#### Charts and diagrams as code
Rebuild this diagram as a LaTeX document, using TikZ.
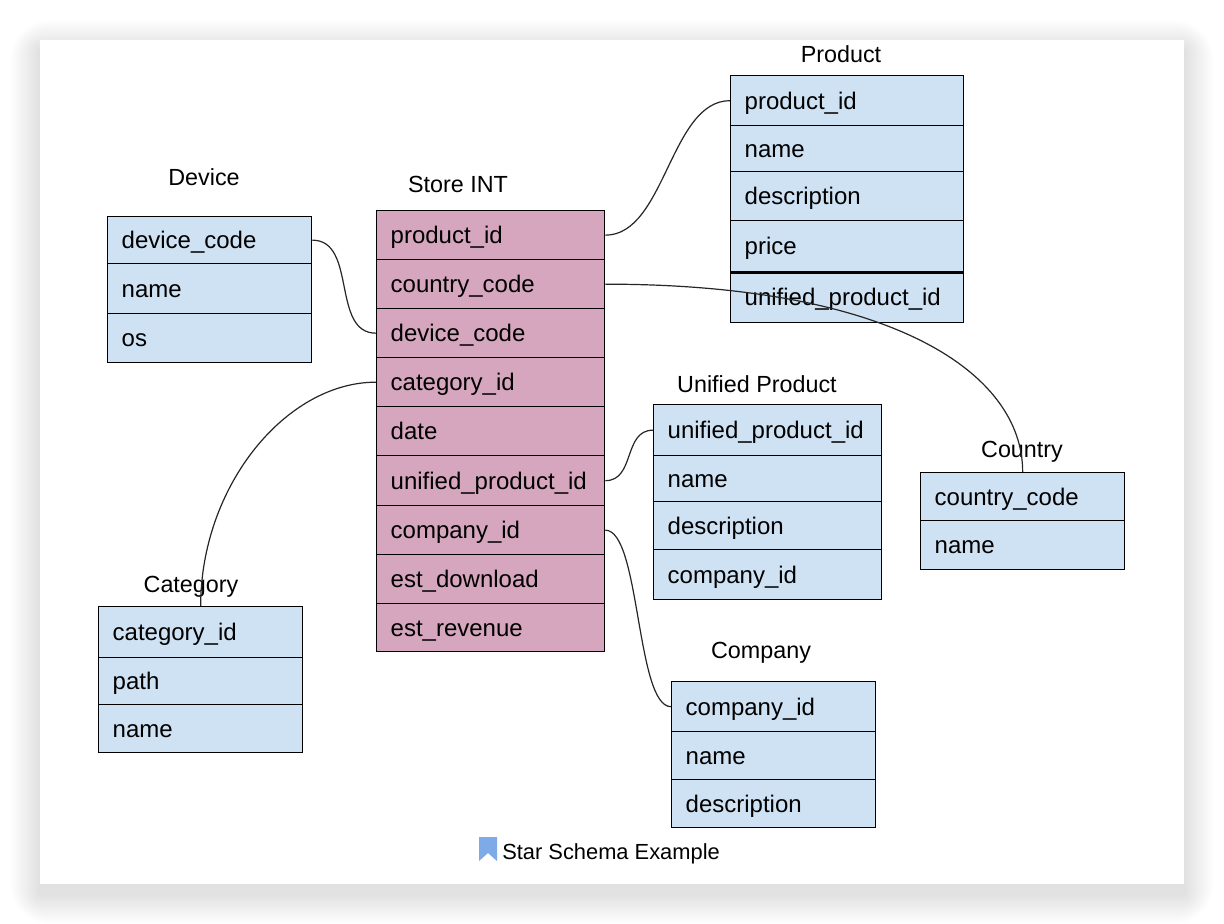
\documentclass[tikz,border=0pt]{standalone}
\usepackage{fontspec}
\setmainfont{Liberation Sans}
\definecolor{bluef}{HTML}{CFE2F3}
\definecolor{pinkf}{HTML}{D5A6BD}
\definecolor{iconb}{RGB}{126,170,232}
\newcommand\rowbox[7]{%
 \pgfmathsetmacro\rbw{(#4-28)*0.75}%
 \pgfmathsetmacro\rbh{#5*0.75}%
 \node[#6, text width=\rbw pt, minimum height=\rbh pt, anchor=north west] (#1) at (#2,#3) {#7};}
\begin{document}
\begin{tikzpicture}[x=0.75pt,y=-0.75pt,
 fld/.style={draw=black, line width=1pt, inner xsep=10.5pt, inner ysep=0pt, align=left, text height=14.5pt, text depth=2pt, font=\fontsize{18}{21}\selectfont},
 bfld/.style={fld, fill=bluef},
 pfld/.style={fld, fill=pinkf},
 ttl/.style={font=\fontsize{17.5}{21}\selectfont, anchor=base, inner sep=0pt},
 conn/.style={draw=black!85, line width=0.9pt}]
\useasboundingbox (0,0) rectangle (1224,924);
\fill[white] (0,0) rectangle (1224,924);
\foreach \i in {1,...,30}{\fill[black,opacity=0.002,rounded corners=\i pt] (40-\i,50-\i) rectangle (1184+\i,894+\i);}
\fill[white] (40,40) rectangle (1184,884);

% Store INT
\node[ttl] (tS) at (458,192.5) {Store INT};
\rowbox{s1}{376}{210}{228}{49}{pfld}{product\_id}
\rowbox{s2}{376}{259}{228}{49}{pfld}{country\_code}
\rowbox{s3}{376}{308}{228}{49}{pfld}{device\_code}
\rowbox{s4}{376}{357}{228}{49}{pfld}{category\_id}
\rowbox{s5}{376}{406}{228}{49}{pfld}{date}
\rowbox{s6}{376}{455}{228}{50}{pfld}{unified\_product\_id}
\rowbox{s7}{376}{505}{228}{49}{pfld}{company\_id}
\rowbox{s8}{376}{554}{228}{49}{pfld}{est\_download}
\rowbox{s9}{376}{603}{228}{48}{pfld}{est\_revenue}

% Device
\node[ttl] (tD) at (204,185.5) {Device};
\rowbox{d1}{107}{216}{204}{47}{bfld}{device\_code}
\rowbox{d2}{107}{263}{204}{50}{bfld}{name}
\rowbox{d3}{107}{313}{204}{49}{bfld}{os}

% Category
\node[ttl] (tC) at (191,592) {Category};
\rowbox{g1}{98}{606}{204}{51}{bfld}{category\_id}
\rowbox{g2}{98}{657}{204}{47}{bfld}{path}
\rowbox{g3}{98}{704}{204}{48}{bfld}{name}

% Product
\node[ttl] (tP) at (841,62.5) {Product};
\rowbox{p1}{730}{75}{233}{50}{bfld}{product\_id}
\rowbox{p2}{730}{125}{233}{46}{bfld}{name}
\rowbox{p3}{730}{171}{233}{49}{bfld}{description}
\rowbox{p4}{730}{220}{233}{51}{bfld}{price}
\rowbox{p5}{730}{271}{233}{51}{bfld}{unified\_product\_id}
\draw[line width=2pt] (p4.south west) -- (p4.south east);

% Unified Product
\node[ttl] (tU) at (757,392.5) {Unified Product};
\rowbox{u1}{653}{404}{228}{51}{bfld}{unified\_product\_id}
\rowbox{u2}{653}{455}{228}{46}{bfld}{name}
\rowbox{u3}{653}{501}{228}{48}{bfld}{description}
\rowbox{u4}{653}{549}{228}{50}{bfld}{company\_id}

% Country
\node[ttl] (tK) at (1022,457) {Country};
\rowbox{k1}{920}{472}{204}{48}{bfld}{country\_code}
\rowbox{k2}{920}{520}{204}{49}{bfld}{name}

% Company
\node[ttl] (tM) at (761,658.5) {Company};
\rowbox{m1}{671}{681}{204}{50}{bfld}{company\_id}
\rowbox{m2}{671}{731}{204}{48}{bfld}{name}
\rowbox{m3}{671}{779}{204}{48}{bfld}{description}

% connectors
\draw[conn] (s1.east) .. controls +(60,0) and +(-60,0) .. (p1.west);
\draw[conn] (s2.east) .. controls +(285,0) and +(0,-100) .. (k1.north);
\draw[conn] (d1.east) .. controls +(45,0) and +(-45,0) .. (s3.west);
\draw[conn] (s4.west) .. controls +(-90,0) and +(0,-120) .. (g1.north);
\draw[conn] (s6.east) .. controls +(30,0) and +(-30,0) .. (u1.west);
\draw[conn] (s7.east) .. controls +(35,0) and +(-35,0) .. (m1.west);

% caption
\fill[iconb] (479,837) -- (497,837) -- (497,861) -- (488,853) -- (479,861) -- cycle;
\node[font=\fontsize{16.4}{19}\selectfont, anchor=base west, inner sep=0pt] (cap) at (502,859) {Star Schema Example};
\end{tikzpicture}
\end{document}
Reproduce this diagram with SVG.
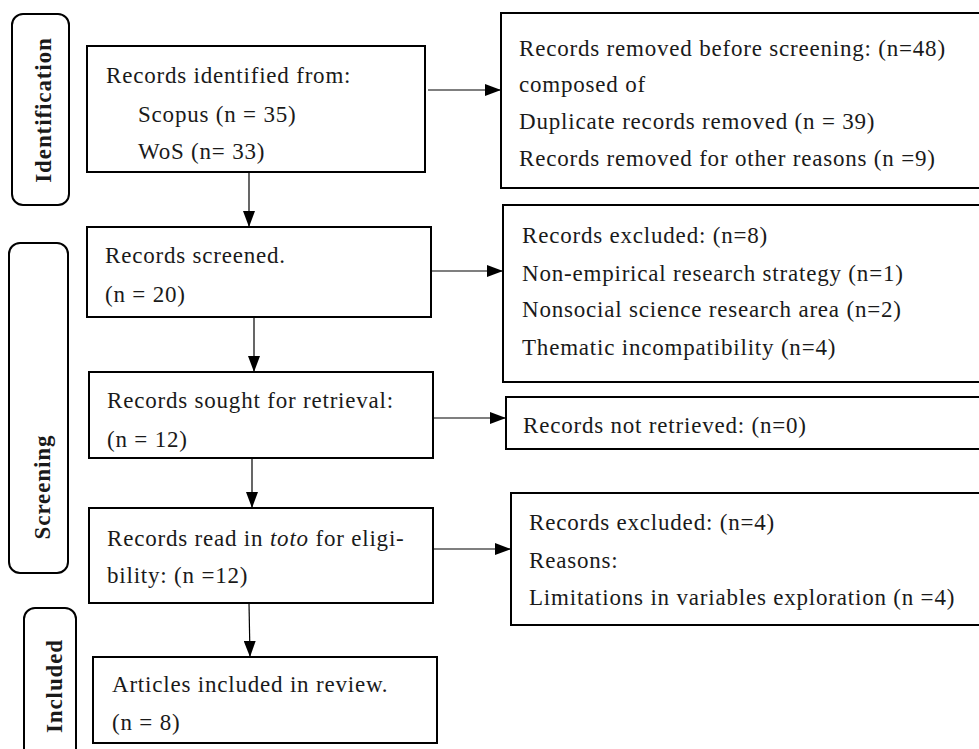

#### Prompt
Ignore the images and quote every line of the listing exactly.

#### Worked answer
Rebuild this diagram as a LaTeX document, using TikZ.
\documentclass[tikz,border=0pt]{standalone}
\usepackage{fontspec}
\setmainfont{Liberation Sans}
\definecolor{bluef}{HTML}{CFE2F3}
\definecolor{pinkf}{HTML}{D5A6BD}
\definecolor{iconb}{RGB}{126,170,232}
\newcommand\rowbox[7]{%
 \pgfmathsetmacro\rbw{(#4-28)*0.75}%
 \pgfmathsetmacro\rbh{#5*0.75}%
 \node[#6, text width=\rbw pt, minimum height=\rbh pt, anchor=north west] (#1) at (#2,#3) {#7};}
\begin{document}
\begin{tikzpicture}[x=0.75pt,y=-0.75pt,
 fld/.style={draw=black, line width=1pt, inner xsep=10.5pt, inner ysep=0pt, align=left, text height=14.5pt, text depth=2pt, font=\fontsize{18}{21}\selectfont},
 bfld/.style={fld, fill=bluef},
 pfld/.style={fld, fill=pinkf},
 ttl/.style={font=\fontsize{17.5}{21}\selectfont, anchor=base, inner sep=0pt},
 conn/.style={draw=black!85, line width=0.9pt}]
\useasboundingbox (0,0) rectangle (1224,924);
\fill[white] (0,0) rectangle (1224,924);
\foreach \i in {1,...,30}{\fill[black,opacity=0.002,rounded corners=\i pt] (40-\i,50-\i) rectangle (1184+\i,894+\i);}
\fill[white] (40,40) rectangle (1184,884);

% Store INT
\node[ttl] (tS) at (458,192.5) {Store INT};
\rowbox{s1}{376}{210}{228}{49}{pfld}{product\_id}
\rowbox{s2}{376}{259}{228}{49}{pfld}{country\_code}
\rowbox{s3}{376}{308}{228}{49}{pfld}{device\_code}
\rowbox{s4}{376}{357}{228}{49}{pfld}{category\_id}
\rowbox{s5}{376}{406}{228}{49}{pfld}{date}
\rowbox{s6}{376}{455}{228}{50}{pfld}{unified\_product\_id}
\rowbox{s7}{376}{505}{228}{49}{pfld}{company\_id}
\rowbox{s8}{376}{554}{228}{49}{pfld}{est\_download}
\rowbox{s9}{376}{603}{228}{48}{pfld}{est\_revenue}

% Device
\node[ttl] (tD) at (204,185.5) {Device};
\rowbox{d1}{107}{216}{204}{47}{bfld}{device\_code}
\rowbox{d2}{107}{263}{204}{50}{bfld}{name}
\rowbox{d3}{107}{313}{204}{49}{bfld}{os}

% Category
\node[ttl] (tC) at (191,592) {Category};
\rowbox{g1}{98}{606}{204}{51}{bfld}{category\_id}
\rowbox{g2}{98}{657}{204}{47}{bfld}{path}
\rowbox{g3}{98}{704}{204}{48}{bfld}{name}

% Product
\node[ttl] (tP) at (841,62.5) {Product};
\rowbox{p1}{730}{75}{233}{50}{bfld}{product\_id}
\rowbox{p2}{730}{125}{233}{46}{bfld}{name}
\rowbox{p3}{730}{171}{233}{49}{bfld}{description}
\rowbox{p4}{730}{220}{233}{51}{bfld}{price}
\rowbox{p5}{730}{271}{233}{51}{bfld}{unified\_product\_id}
\draw[line width=2pt] (p4.south west) -- (p4.south east);

% Unified Product
\node[ttl] (tU) at (757,392.5) {Unified Product};
\rowbox{u1}{653}{404}{228}{51}{bfld}{unified\_product\_id}
\rowbox{u2}{653}{455}{228}{46}{bfld}{name}
\rowbox{u3}{653}{501}{228}{48}{bfld}{description}
\rowbox{u4}{653}{549}{228}{50}{bfld}{company\_id}

% Country
\node[ttl] (tK) at (1022,457) {Country};
\rowbox{k1}{920}{472}{204}{48}{bfld}{country\_code}
\rowbox{k2}{920}{520}{204}{49}{bfld}{name}

% Company
\node[ttl] (tM) at (761,658.5) {Company};
\rowbox{m1}{671}{681}{204}{50}{bfld}{company\_id}
\rowbox{m2}{671}{731}{204}{48}{bfld}{name}
\rowbox{m3}{671}{779}{204}{48}{bfld}{description}

% connectors
\draw[conn] (s1.east) .. controls +(60,0) and +(-60,0) .. (p1.west);
\draw[conn] (s2.east) .. controls +(285,0) and +(0,-100) .. (k1.north);
\draw[conn] (d1.east) .. controls +(45,0) and +(-45,0) .. (s3.west);
\draw[conn] (s4.west) .. controls +(-90,0) and +(0,-120) .. (g1.north);
\draw[conn] (s6.east) .. controls +(30,0) and +(-30,0) .. (u1.west);
\draw[conn] (s7.east) .. controls +(35,0) and +(-35,0) .. (m1.west);

% caption
\fill[iconb] (479,837) -- (497,837) -- (497,861) -- (488,853) -- (479,861) -- cycle;
\node[font=\fontsize{16.4}{19}\selectfont, anchor=base west, inner sep=0pt] (cap) at (502,859) {Star Schema Example};
\end{tikzpicture}
\end{document}
Reproduce this diagram with SVG.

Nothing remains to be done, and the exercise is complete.